Sunquest Information Systems is embarking on a project that has the potential to change the face of lab computing. It has signed a contract to provide lab computing support for all of the hospitals in the state of Queensland, Australia, which has a population of about 4.5 million people (see: Queensland Health partners with Sunquest for Laboratory Information System). Below is an excerpt from the press release:
The contemporary enterprise laboratory information system (LIS) and services will support improved care responsiveness, safety and healthcare outcomes for the millions of Queenslanders served by the state's 124 hospitals, 70 primary health centers and clinics, 17 aged care facilities and 33 extreme remote multi-purpose health services. Queensland Health performs more than 20,000 tests per day in 36 public pathology, forensic and scientific laboratories....The contract includes Sunquest's full end-to-end enterprise laboratory information system for all pathology disciplines including chemistry, hematology, microbiology, histopathology, cytology, blood transfusion and molecular....Sunquest demonstrates support for patient safety and communication with existing systems After being named Vendor of Choice from a field of seven vendors, ahead of the main contract Sunquest was required to create a working prototype to demonstrate key processes and achieve sign-off from a variety of stakeholders. The prototype, delivered in a prompt six weeks, successfully demonstrated interoperability with Queensland Health's existing systems showing Sunquest can meet Queensland's needs.
For the purposes of this note, I will refer to the Sunquest LIS that will provide lab computing in 124 hospitals and other facilities in Queensland as a "health system LIS" or HS-LIS. The press release refers to an "enterprise LIS" which I think is subject to misinterpretation because of the ambiguity of the term enterprise. This new contract strikes me as a potentially important step in the evolution of the classic LIS which has most often deployed in a single hospital or across several hospitals. We are now in the midst of an era with the emergence of huge health systems in the U.S., the leading one with 76 hospitals (see: Healthcare Fast Facts – Top 30 Largest Hospital Systems in America). It might make sense to me for some of these very large health systems to install a single LIS to support the labs functioning in all of the hospitals comprising the large health system.

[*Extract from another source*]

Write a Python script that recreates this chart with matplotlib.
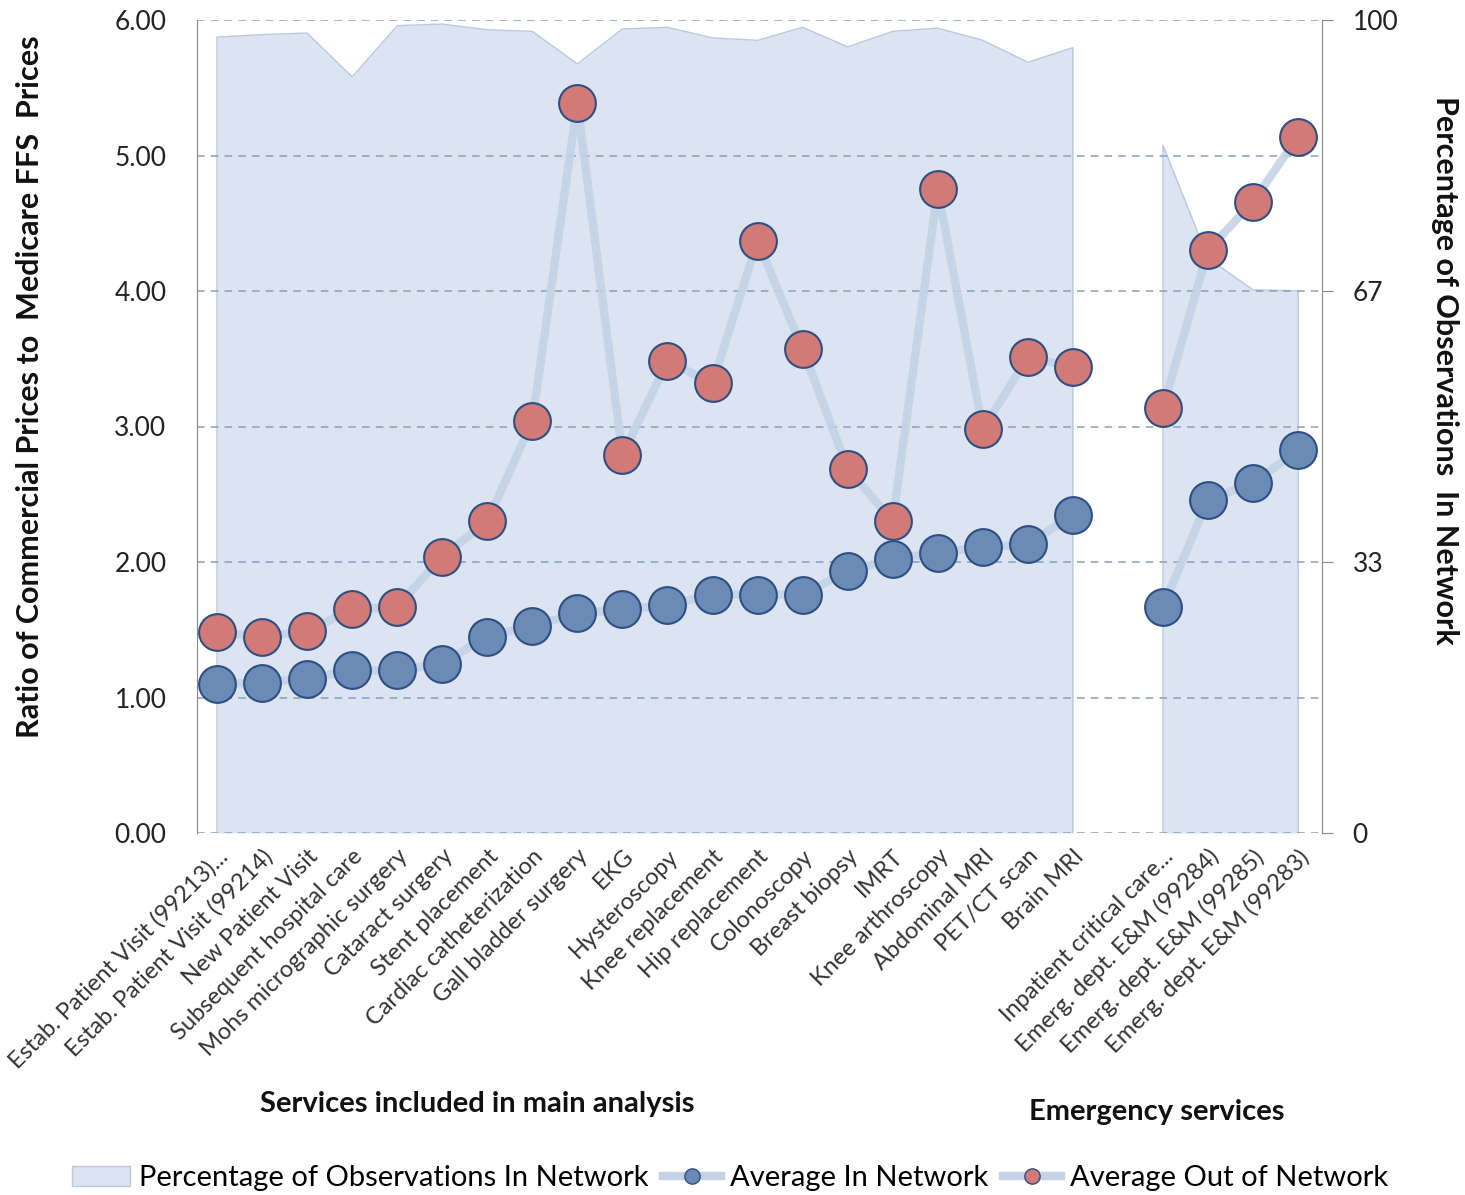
import matplotlib
matplotlib.use('Agg')
import matplotlib.pyplot as plt
import numpy as np
from matplotlib.patches import Patch
from matplotlib.lines import Line2D

services = ['Estab. Patient Visit (99213)...', 'Estab. Patient Visit (99214)', 'New Patient Visit',
            'Subsequent hospital care', 'Mohs micrographic surgery', 'Cataract surgery',
            'Stent placement', 'Cardiac catheterization', 'Gall bladder surgery', 'EKG',
            'Hysteroscopy', 'Knee replacement', 'Hip replacement', 'Colonoscopy', 'Breast biopsy',
            'IMRT', 'Knee arthroscopy', 'Abdominal MRI', 'PET/CT scan', 'Brain MRI']
emergency = ['Inpatient critical care...', 'Emerg. dept. E&M (99284)', 'Emerg. dept. E&M (99285)',
             'Emerg. dept. E&M (99283)']

main_in = [1.10, 1.11, 1.14, 1.20, 1.20, 1.25, 1.45, 1.53, 1.62, 1.65,
           1.68, 1.76, 1.76, 1.76, 1.93, 2.02, 2.07, 2.11, 2.13, 2.35]
main_out = [1.48, 1.45, 1.49, 1.65, 1.67, 2.04, 2.30, 3.04, 5.39, 2.79,
            3.48, 3.32, 4.37, 3.57, 2.69, 2.30, 4.75, 2.98, 3.51, 3.44]
main_pct = [97.9, 98.2, 98.4, 93.0, 99.3, 99.5, 98.8, 98.6, 94.6, 98.9,
            99.1, 97.8, 97.5, 99.1, 96.7, 98.6, 99.0, 97.5, 94.8, 96.6]

em_in = [1.67, 2.46, 2.58, 2.83]
em_out = [3.14, 4.30, 4.66, 5.14]
em_pct = [84.6, 70.7, 66.8, 66.7]

plt.rcParams['font.family'] = ['Lato', 'DejaVu Sans']

fig = plt.figure(figsize=(14.65, 11.95), dpi=100)
ax2 = fig.add_axes([197 / 1465, 1 - 833 / 1195, 1125 / 1465, 813 / 1195])
ax = ax2.twinx()
ax.yaxis.tick_left()
ax.yaxis.set_label_position('left')
ax2.yaxis.tick_right()
ax2.yaxis.set_label_position('right')
ax.set_zorder(ax2.get_zorder() + 1)
ax.patch.set_visible(False)

x_main = np.arange(len(services))
x_em = np.arange(len(emergency)) + len(services) + 1

# percentage area (right axis)
area_col = '#dbe4f0'
area_edge = '#b9c9df'
for xs, ps in [(x_main, main_pct), (x_em, em_pct)]:
    ax2.fill_between(xs, 0, ps, color=area_col, lw=0)
    ax2.plot(np.r_[xs[0], xs, xs[-1]], np.r_[0, ps, 0], color=area_edge, lw=1)

# price ratios (left axis)
line_col = '#c3d2e6'
in_face = '#6a8bb5'
out_face = '#d27a78'
edge = '#2e4f82'
for xs, vin, vout in [(x_main, main_in, main_out), (x_em, em_in, em_out)]:
    ax.plot(xs, vin, color=line_col, lw=6, alpha=0.85, solid_capstyle='round', zorder=2)
    ax.plot(xs, vout, color=line_col, lw=6, alpha=0.85, solid_capstyle='round', zorder=2)
    ax.scatter(xs, vin, s=700, facecolor=in_face, edgecolor=edge, lw=1.5, zorder=3)
    ax.scatter(xs, vout, s=700, facecolor=out_face, edgecolor=edge, lw=1.5, zorder=3)

xlim = (-0.444, 24.53)
ax2.set_xlim(xlim)
ax.set_ylim(0, 6)
ax2.set_ylim(0, 100)

ax.set_yticks(np.arange(0, 7))
ax.set_yticklabels([f'{v:.2f}' for v in range(7)], fontsize=19, color='#222222')
ax.tick_params(axis='y', length=0, pad=22)
ax.grid(axis='y', color='#8a9fbf', linestyle=(0, (5, 4)), lw=1.1)

ax2.set_yticks([0, 100 / 3, 200 / 3, 100])
ax2.set_yticklabels(['0', '33', '67', '100'], fontsize=19, color='#222222')
ax2.tick_params(axis='y', length=8, color='#888888', pad=14)

ax2.set_xticks(list(x_main) + list(x_em))
ax2.set_xticklabels(services + emergency, rotation=45, ha='right', va='top',
                    rotation_mode='anchor', fontsize=17, color='#333333')
ax2.tick_params(axis='x', length=0, pad=9)

for a in (ax, ax2):
    a.spines['top'].set_visible(False)
    a.spines['bottom'].set_visible(False)
    a.spines['left'].set_color('#888888')
    a.spines['right'].set_color('#888888')
ax2.spines['left'].set_visible(False)
ax.spines['right'].set_visible(False)

fig.text(30 / 1465, 1 - 387 / 1195, 'Ratio of Commercial Prices to  Medicare FFS  Prices',
         rotation=90, ha='center', va='center', fontsize=22, fontweight='bold', color='#111111')
fig.text(1445 / 1465, 1 - 370 / 1195, 'Percentage of Observations  In Network',
         rotation=-90, ha='center', va='center', fontsize=22, fontweight='bold', color='#111111')

fig.text(477 / 1465, 1 - 1104 / 1195, 'Services included in main analysis',
         ha='center', va='center', fontsize=21, fontweight='bold', color='#111111')
fig.text(1157 / 1465, 1 - 1112 / 1195, 'Emergency services',
         ha='center', va='center', fontsize=21, fontweight='bold', color='#111111')

handles = [Patch(facecolor=area_col, edgecolor=area_edge, lw=1),
           Line2D([], [], color=line_col, lw=6, marker='o', markersize=11,
                  markerfacecolor=in_face, markeredgecolor=edge),
           Line2D([], [], color=line_col, lw=6, marker='o', markersize=11,
                  markerfacecolor=out_face, markeredgecolor=edge)]
fig.legend(handles, ['Percentage of Observations In Network', 'Average In Network',
                     'Average Out of Network'],
           loc='center', bbox_to_anchor=(730 / 1465, 1 - 1178 / 1195), ncol=3, frameon=False,
           fontsize=21, handlelength=2.0, handletextpad=0.3, columnspacing=0.5)

fig.savefig('out.png', dpi=100)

I believe that many of these large health systems will be seeking in the future to establish multiple "laboratories of excellence" within the system as a means to insource sophisticated testing like genomic and molecular (see: Intermountain Precision Genomics to develop hereditary cancer gene panels). To my mind, this is a far superior policy to the dependence on external reference labs to provide esoteric testing. As these "laboratories of excellence" proliferate in the mega-health systems, it would also seem to make sense for the future to install a "health system LIS" or HS-LIS. This single LIS could then effeciently manage laboratory test ordering, specimen transport, and results reporting, such as will occur in the Queensland project, across all of the labs in the single health system. This will be particularly important with the adoption of digital pathology technology where slide preparation and scanning could take place in one processing lab but with the images transferred to the various surgical pathology specialists scattered in all of the hospitals in the system.